Evaluating LLMs playing text adventures

What we’ll do is set a low-ish turn limit and see how much they manage to accomplish in that time.1 Another alternative for more linear games is running them multiple times with a turn limit and seeing how often they get past a particular point within that turn limit.

Given how much freedom is offered to players of text adventures, this is a difficult test. It’s normal even for a skilled human player to immerse themselves in their surrounding rather than make constant progress. I wouldn’t be surprised if I got a score of zero if someone plopped me down in front of this test. But still, maybe it’s the best we can do with limited resources.2 Another idea is to give them a far-off goal and then somehow have them request hints when they are stuck, and count how many hints they need to get there. However, given how little they used hints given in the previous article, I doubt this would work very well either.

What we’ll do is define a set of achievements for a game. These achievements will be clustered around the first few turns of the game, because we’ll only give the llm a few turns to earn them. Here’s an example for 9:05.

TURN_LIMIT 40 ANSWER_PHONE Click. EXIT_BED You get out of bed. OPEN_DRESSER revealing some clean ENTER_BATHROOM far from luxurious REMOVE_SOILED You take off the soiled REMOVE_WATCH You take off the watch ENTER_SHOWER dawdle WEAR_CLEAN You put on the clean OPEN_FRONT You open the front UNLOCK_CAR Unlocked. ENTER_CAR Las Mesas OPEN_WALLET open the wallet CARD_SLOT green LED lights

It should be fairly clear how this works: the TURN_LIMIT specifies how many turns the llm has to collect achievements. Every line other than that specifies an achievement: the name is on the left, and it counts as earned when the game prints the text on the right. The llm knows nothing of these achievements. It tries to get through the game and in the background we use the achievements to count how far it gets.

It might seem like the turn limit must be calibrated such that a score of 100 % is possible, but that’s not the case. Many of the games we are going to test with have branching already at the start, such that the achievements need to cover multiple branches, and it’s impossible to go through all branches within the turn limit.
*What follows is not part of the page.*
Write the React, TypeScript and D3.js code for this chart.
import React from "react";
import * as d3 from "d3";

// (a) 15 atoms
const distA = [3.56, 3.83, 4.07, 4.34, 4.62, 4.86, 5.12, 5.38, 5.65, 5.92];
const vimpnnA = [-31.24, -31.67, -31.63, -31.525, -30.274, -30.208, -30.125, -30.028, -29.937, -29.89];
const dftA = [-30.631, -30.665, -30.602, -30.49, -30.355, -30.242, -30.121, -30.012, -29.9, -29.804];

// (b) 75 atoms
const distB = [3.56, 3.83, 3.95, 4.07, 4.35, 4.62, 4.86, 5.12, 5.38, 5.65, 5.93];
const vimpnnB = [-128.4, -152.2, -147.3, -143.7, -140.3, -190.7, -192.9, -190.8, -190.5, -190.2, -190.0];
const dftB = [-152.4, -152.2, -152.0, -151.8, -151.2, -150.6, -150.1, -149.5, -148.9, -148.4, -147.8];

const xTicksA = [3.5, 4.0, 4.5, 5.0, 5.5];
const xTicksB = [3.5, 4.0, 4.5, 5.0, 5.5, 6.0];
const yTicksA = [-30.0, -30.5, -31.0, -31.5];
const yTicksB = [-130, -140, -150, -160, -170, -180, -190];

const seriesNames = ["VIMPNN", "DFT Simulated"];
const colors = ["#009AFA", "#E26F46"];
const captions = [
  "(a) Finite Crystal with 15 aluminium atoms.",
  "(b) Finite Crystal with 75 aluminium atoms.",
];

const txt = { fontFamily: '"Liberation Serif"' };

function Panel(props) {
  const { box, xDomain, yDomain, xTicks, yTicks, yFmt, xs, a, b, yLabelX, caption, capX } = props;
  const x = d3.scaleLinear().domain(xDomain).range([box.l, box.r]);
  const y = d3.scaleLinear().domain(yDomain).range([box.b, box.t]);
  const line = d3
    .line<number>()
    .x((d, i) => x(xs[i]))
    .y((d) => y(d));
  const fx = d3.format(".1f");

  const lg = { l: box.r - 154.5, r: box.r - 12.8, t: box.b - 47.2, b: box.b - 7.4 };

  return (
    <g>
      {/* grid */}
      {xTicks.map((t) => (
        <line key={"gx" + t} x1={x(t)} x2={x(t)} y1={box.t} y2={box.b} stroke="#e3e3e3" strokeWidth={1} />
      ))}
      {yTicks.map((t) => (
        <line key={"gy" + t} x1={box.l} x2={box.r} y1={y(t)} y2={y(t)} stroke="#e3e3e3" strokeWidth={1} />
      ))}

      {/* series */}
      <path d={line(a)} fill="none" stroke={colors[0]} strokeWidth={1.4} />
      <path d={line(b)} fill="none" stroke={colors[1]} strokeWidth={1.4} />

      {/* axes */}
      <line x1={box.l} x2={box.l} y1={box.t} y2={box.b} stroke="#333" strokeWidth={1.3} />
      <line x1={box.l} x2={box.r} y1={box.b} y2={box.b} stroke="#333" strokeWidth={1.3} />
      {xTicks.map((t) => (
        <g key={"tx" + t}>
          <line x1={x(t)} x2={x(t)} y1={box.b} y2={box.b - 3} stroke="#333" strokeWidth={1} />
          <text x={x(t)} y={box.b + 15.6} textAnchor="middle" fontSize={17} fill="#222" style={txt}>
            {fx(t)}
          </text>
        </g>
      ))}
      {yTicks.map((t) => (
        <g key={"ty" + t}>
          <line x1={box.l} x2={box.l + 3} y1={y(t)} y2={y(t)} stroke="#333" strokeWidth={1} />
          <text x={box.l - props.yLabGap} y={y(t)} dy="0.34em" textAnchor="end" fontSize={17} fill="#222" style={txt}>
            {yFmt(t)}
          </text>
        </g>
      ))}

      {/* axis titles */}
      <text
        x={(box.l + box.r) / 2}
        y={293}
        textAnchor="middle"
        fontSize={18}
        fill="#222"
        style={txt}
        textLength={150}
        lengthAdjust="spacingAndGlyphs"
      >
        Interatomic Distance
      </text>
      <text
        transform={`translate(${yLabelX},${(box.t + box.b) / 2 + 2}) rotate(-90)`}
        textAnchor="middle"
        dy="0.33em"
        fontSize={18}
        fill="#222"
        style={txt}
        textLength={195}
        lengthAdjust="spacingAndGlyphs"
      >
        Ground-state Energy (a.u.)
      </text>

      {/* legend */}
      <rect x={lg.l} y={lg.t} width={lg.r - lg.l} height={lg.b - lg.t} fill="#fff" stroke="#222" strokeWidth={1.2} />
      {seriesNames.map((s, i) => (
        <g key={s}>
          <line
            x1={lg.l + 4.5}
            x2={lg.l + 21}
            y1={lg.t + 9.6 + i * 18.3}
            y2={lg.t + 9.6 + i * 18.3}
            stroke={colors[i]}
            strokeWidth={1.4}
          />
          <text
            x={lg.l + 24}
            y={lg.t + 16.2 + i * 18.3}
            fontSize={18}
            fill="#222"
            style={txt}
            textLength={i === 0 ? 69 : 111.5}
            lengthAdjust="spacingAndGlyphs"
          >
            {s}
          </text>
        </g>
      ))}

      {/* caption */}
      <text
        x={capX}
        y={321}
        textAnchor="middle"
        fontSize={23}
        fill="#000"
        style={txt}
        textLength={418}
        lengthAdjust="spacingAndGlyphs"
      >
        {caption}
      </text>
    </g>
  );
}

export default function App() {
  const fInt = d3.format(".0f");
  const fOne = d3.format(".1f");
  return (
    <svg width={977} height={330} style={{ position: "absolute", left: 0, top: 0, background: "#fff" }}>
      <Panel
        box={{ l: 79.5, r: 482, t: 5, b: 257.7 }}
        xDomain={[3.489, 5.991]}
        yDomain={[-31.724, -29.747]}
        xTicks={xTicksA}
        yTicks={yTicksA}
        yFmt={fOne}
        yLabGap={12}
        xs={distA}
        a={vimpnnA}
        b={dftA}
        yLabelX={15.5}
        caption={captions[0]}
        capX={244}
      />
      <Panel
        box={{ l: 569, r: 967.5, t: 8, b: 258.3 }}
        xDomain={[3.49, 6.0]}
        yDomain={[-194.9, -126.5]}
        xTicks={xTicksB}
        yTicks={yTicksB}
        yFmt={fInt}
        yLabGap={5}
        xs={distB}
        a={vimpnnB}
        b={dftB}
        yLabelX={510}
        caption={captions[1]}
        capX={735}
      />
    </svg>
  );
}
What we do need to be careful about is making sure the number of achievements in each branch is roughly the same, otherwise models that are lucky and go down an achievement-rich path will get a higher score. Thanks to this, the score we get out of this test is a relative comparison between models, not an absolute measure of how well the llm s play text adventures. We have already established that they don’t do it very well, and we can’t be more nuanced than that without paying for a lot of eval tokens.
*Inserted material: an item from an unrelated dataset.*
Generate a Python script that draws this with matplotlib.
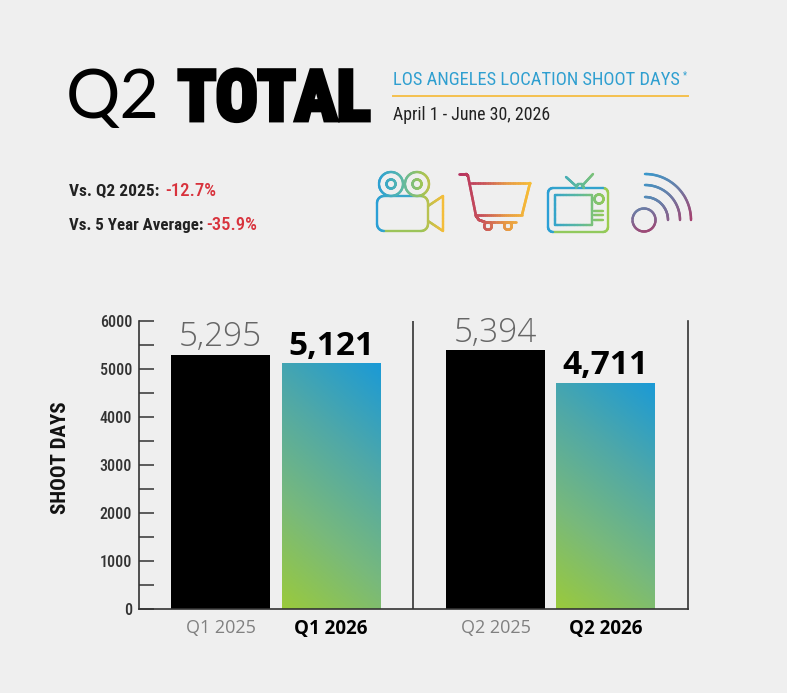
import numpy as np
import matplotlib
matplotlib.use("Agg")
import matplotlib.pyplot as plt
import matplotlib.patheffects as pe
from matplotlib.collections import LineCollection
from matplotlib.colors import LinearSegmentedColormap

quarters = ["Q1 2025", "Q1 2026", "Q2 2025", "Q2 2026"]
shoot_days = [5295, 5121, 5394, 4711]
value_labels = ["5,295", "5,121", "5,394", "4,711"]
y_ticks = [0, 1000, 2000, 3000, 4000, 5000, 6000]

BG = "#efefef"
NARROW = "Roboto Condensed"
W, H = 787, 693

fig = plt.figure(figsize=(W / 100, H / 100), dpi=100, facecolor=BG)

# chart axes, placed in picture pixels
ax_l, ax_r, ax_t, ax_b = 139, 688, 321, 609
ax = fig.add_axes([ax_l / W, 1 - ax_b / H, (ax_r - ax_l) / W, (ax_b - ax_t) / H], facecolor="none")
bar_x = [81.5, 192, 356.5, 466.5]
ax.set_xlim(0, ax_r - ax_l)
ax.set_ylim(0, 6000)

grad = LinearSegmentedColormap.from_list("bar", ["#9aca3c", "#78b97c", "#4fa8a8", "#1b9ad6"])
bars = ax.bar(bar_x, shoot_days, width=99, color=["black", "none", "black", "none"], linewidth=0)
for i in (1, 3):
    b = bars[i]
    x0, w, h = b.get_x(), b.get_width(), b.get_height()
    yy, xx = np.mgrid[0:1:200j, 0:1:100j]
    img = ax.imshow(0.74 * yy + 0.26 * xx, extent=[x0, x0 + w, 0, h], origin="lower",
                    aspect="auto", cmap=grad, vmin=0, vmax=1, zorder=2)
    img.set_clip_path(b)
ax.set_xlim(0, ax_r - ax_l)
ax.set_ylim(0, 6000)

for i, (x, v, lab) in enumerate(zip(bar_x, shoot_days, value_labels)):
    if i % 2 == 0:
        ax.text(x, v + 10, lab, ha="center", va="bottom", fontsize=24, color="#666666",
                family="Open Sans", weight=300)
    else:
        ax.text(x, v + 10, lab, ha="center", va="bottom", fontsize=24, color="black",
                family="Open Sans", weight=700)

ax.spines["top"].set_visible(False)
for s in ("left", "bottom", "right"):
    ax.spines[s].set_color("#333333")
    ax.spines[s].set_linewidth(1.2)
ax.axvline(413 - ax_l, color="#333333", lw=1.2)

ax.set_yticks(y_ticks)
ax.set_yticks([t + 500 for t in y_ticks[:-1]], minor=True)
ax.tick_params(axis="y", which="both", direction="in", length=11, width=1.1, color="#333333")
ax.tick_params(axis="y", which="major", pad=5, labelsize=11.5, labelcolor="#333333")
for t in ax.get_yticklabels():
    t.set_family(NARROW)
    t.set_weight(500)

ax.set_xticks(bar_x)
ax.set_xticklabels(quarters, family="Open Sans", fontsize=13)
ax.tick_params(axis="x", length=0, pad=7)
for i, t in enumerate(ax.get_xticklabels()):
    if i % 2 == 0:
        t.set_color("#808080")
    else:
        t.set_color("black")
        t.set_weight("bold")
        t.set_fontsize(13.5)

# overlay in picture pixels for the header and the icons
ov = fig.add_axes([0, 0, 1, 1], facecolor="none")
ov.set_xlim(0, W)
ov.set_ylim(H, 0)
ov.axis("off")

ov.text(60, 458, "SHOOT DAYS", rotation=90, ha="center", va="center", fontsize=15,
        family=NARROW, weight="bold", color="#111111")

ov.text(66, 118, "Q2", fontsize=49, family="Lato", weight=400, color="black",
        ha="left", va="baseline")
ov.text(178, 120, "TOTAL", fontsize=50, family=NARROW, weight="bold", color="black",
        ha="left", va="baseline",
        path_effects=[pe.withStroke(linewidth=3.5, foreground="black", joinstyle="miter")])
ov.text(393, 85, "LOS ANGELES LOCATION SHOOT DAYS", fontsize=13.3, family=NARROW,
        color="#2f9fd0", ha="left", va="baseline")
ov.text(683, 78, "*", fontsize=7, family=NARROW, color="#2f9fd0", ha="left", va="baseline")
ov.plot([393, 688], [95.5, 95.5], color="#f5c04e", lw=1.4)
ov.text(393, 120, "April 1 - June 30, 2026", fontsize=12.9, family=NARROW,
        color="#222222", ha="left", va="baseline")

ov.text(69, 196, "Vs. Q2 2025:", fontsize=12.5, family=NARROW, weight="bold",
        color="#222222", ha="left", va="baseline")
ov.text(165, 196, "-12.7%", fontsize=13.5, family=NARROW, weight=500, color="#d8323c",
        ha="left", va="baseline")
ov.text(69, 230, "Vs. 5 Year Average:", fontsize=12.2, family=NARROW, weight="bold",
        color="#222222", ha="left", va="baseline")
ov.text(206, 230, "-35.9%", fontsize=13.5, family=NARROW, weight=500, color="#d8323c",
        ha="left", va="baseline")

cam_cmap = LinearSegmentedColormap.from_list("cam", ["#2a9fd6", "#55b6b0", "#9cc45a", "#f4bd3a"])
cart_cmap = LinearSegmentedColormap.from_list("cart", ["#b5305f", "#c9555a", "#e79a45", "#f7bd35"])
tv_cmap = LinearSegmentedColormap.from_list("tv", ["#2a9fd6", "#5bb8a0", "#9ccc50"])
wifi_cmap = LinearSegmentedColormap.from_list("wifi", ["#2a9fd6", "#6a7fa8", "#b5305f"])


def stroke(xs, ys, cmap, box, vert=0.0, lw=1.7):
    # draw a polyline whose colour follows its position inside the icon box
    xs = np.asarray(xs, float)
    ys = np.asarray(ys, float)
    if len(xs) < 40:
        seg = np.linspace(0, 1, 25)
        xs = np.concatenate([xs[i] + (xs[i + 1] - xs[i]) * seg for i in range(len(xs) - 1)])
        ys = np.concatenate([ys[i] + (ys[i + 1] - ys[i]) * seg for i in range(len(ys) - 1)])
    pts = np.column_stack([xs, ys]).reshape(-1, 1, 2)
    segs = np.concatenate([pts[:-1], pts[1:]], axis=1)
    u = (xs[:-1] - box[0]) / (box[1] - box[0])
    v = (ys[:-1] - box[2]) / (box[3] - box[2])
    lc = LineCollection(segs, colors=cmap((1 - vert) * u + vert * v), linewidths=lw, capstyle="round")
    ov.add_collection(lc)


def circle(cx, cy, r, cmap, box, vert=0.0, lw=1.7):
    a = np.linspace(0, 2 * np.pi, 90)
    stroke(cx + r * np.cos(a), cy + r * np.sin(a), cmap, box, vert, lw)


def round_rect(x0, x1, y0, y1, r, cmap, box, vert=0.0, lw=1.7):
    a = np.linspace(0, np.pi / 2, 12)
    xs = np.concatenate([x1 - r + r * np.sin(a), x1 - r + r * np.cos(a), x0 + r - r * np.sin(a),
                         x0 + r - r * np.cos(a), [x1 - r]])
    ys = np.concatenate([y0 + r - r * np.cos(a), y1 - r + r * np.sin(a), y1 - r + r * np.cos(a),
                         y0 + r - r * np.sin(a), [y0]])
    stroke(xs, ys, cmap, box, vert, lw)


# camera
box = (377, 443, 172, 232)
round_rect(377, 428, 196, 231, 7, cam_cmap, box)
for cx in (391, 417):
    circle(cx, 184, 12, cam_cmap, box)
    circle(cx, 184, 4.5, cam_cmap, box)
stroke([428, 443, 443, 428], [206, 196, 231, 221], cam_cmap, box)

# cart
box = (459, 530, 174, 232)
stroke([459, 466, 468, 476, 479, 485, 516], [174, 174, 176, 216, 220, 222, 222], cart_cmap, box, lw=1.9)
stroke([470, 530, 522, 475], [183, 183, 215, 215], cart_cmap, box, lw=1.9)
circle(488, 226, 3.8, cart_cmap, box)
circle(508, 226, 3.8, cart_cmap, box)

# tv
box = (548, 608, 174, 232)
round_rect(548, 608, 188, 232, 5, tv_cmap, box)
stroke([555, 592, 592, 555, 555], [195, 195, 225, 225, 195], tv_cmap, box)
circle(599, 199, 4.5, tv_cmap, box)
for y in (211, 215, 220):
    stroke([594, 603], [y, y], tv_cmap, box)
stroke([566, 576], [177, 186], tv_cmap, box)
stroke([593, 582], [174, 186], tv_cmap, box)
stroke([576, 578, 582, 584], [188, 184, 184, 188], tv_cmap, box)

# signal
box = (632, 691, 174, 232)
circle(644, 220, 11.5, wifi_cmap, box, vert=0.8)
a = np.linspace(-np.pi / 2, 0, 50)
for r in (23, 35, 46):
    stroke(645 + r * np.cos(a), 220 + r * np.sin(a), wifi_cmap, box, vert=0.5, lw=1.8)

fig.savefig("out.png", dpi=100, facecolor=BG)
We might consider making some moves not count toward the turn limit, for example erroneous commands, or examining things – the latter because more powerful models are more methodical and examine more things, and it seems odd to penalise them for this. However, in the end, examining things is probably part of what allows the more powerful models to make further progress (and typing valid commands is part of being good at text adventures), so we won’t give away any moves for free.